![]() |
jeansy - second hand (Vero Moda), koszulka - second hand (Paul & Joe Sister), czeszki - mały sklepik, kolczyki radosne jak słodkie lizaki - prezent DIY, pasek - second hand |
Mam na sobie ukochane jeansy; koszulkę, którą chciałam pokazać już bardzo dawno temu (czekałam całą zimę!); nowy lakier do paznokci w kolorze Barbie oraz supertanie i wygodne buty (nie wiadomo dlaczego zwane "czeszkami"). I mogłabym rozpisywać się o tym długo, lecz trudno mi zebrać myśli w chwilę po tym, jak zobaczyłam ślubną suknię Kate Middleton. Wybaczcie mi, że na moment dołączę do szerokiej rzeszy portali plotkarskich, ale po prostu nie mogę się na ten temat nie wypowiedzieć.

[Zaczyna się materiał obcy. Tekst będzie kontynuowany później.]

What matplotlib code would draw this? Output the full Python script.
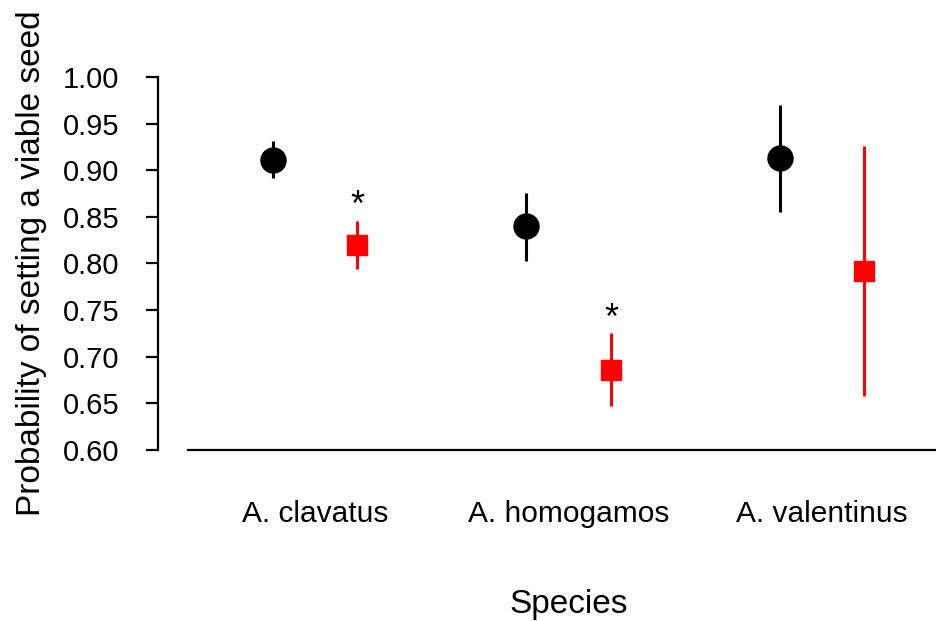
import numpy as np
import matplotlib
matplotlib.use('Agg')
import matplotlib.pyplot as plt

plt.rcParams['font.family'] = ['Liberation Sans', 'DejaVu Sans']

# values
species = ['A. clavatus', 'A. homogamos', 'A. valentinus']
ctrl_mean = [0.911, 0.840, 0.913]
ctrl_low = [0.892, 0.803, 0.855]
ctrl_high = [0.931, 0.876, 0.970]
trt_mean = [0.820, 0.686, 0.792]
trt_low = [0.794, 0.647, 0.658]
trt_high = [0.846, 0.725, 0.926]
signif = [True, True, False]

x = np.arange(1, len(species) + 1)
off = 1 / 6

fig = plt.figure(figsize=(9.36, 6.21), dpi=100)
ax = fig.add_axes([158 / 936, 1 - 460 / 621, 804 / 936, 450 / 621])

ctrl_mean = np.array(ctrl_mean)
trt_mean = np.array(trt_mean)
ax.errorbar(x - off, ctrl_mean,
            yerr=[ctrl_mean - np.array(ctrl_low), np.array(ctrl_high) - ctrl_mean],
            fmt='o', color='black', ms=18, elinewidth=2.2, capsize=0)
ax.errorbar(x + off, trt_mean,
            yerr=[trt_mean - np.array(trt_low), np.array(trt_high) - trt_mean],
            fmt='s', color='red', ms=14.5, elinewidth=2.2, capsize=0)

# asterisks above the significant ones
for xi, hi, s in zip(x + off, trt_high, signif):
    if s:
        ax.text(xi, hi + 0.0155, '*', ha='center', va='center', fontsize=26)

ax.set_xlim(0.38, 0.38 + 804 / 253.5)
ax.set_ylim(0.6 - 10 / 932.5, 1 + 67 / 932.5)
ax.set_yticks(np.arange(0.60, 1.001, 0.05))
ax.set_yticklabels([f'{v:.2f}' for v in np.arange(0.60, 1.001, 0.05)])
ax.set_xticks(x)
ax.set_xticklabels(species)

for s in ['top', 'right']:
    ax.spines[s].set_visible(False)
ax.spines['left'].set_bounds(0.6, 1.0)
ax.spines['left'].set_linewidth(1.6)
ax.spines['bottom'].set_position(('data', 0.6))
ax.spines['bottom'].set_bounds(0.5, 3.5)
ax.spines['bottom'].set_linewidth(1.6)

ax.tick_params(axis='y', length=9, width=1.6, pad=19, labelsize=21)
ax.tick_params(axis='x', length=0, pad=36, labelsize=21.5)

fig.text(32 / 936, 1 - 263 / 621, 'Probability of setting a viable seed',
         rotation=90, ha='center', va='center', fontsize=24)
fig.text(569 / 936, 1 - 605 / 621, 'Species', ha='center', va='center', fontsize=24)

fig.savefig('out.png', dpi=100)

Takiej nudy dawno nie widziałam. Czy może być coś bardziej przewidywalnego od sylwetki w kształcie litery "A", długiego trenu, dekoltu w serduszko i koronki zakrywającej plecy i ramiona? Zdaję sobie sprawę, że dworska etykieta prawdopodobnie wymaga sukni bezpiecznej, ale chyba nie do tego stopnia...
Przy całej mojej dezaprobacie, chciałabym też zaznaczyć, iż Sarah Burton (autorka sukni Kate) to projektantka, którą bardzo szanuję. Uważam, że robi świetne ubrania, a jej kolekcje oglądam czasem w kółko, bo zwyczajnie nie chcę się od nich odrywać. I chwała, i sława jej za to, ale minę mam kwaśną.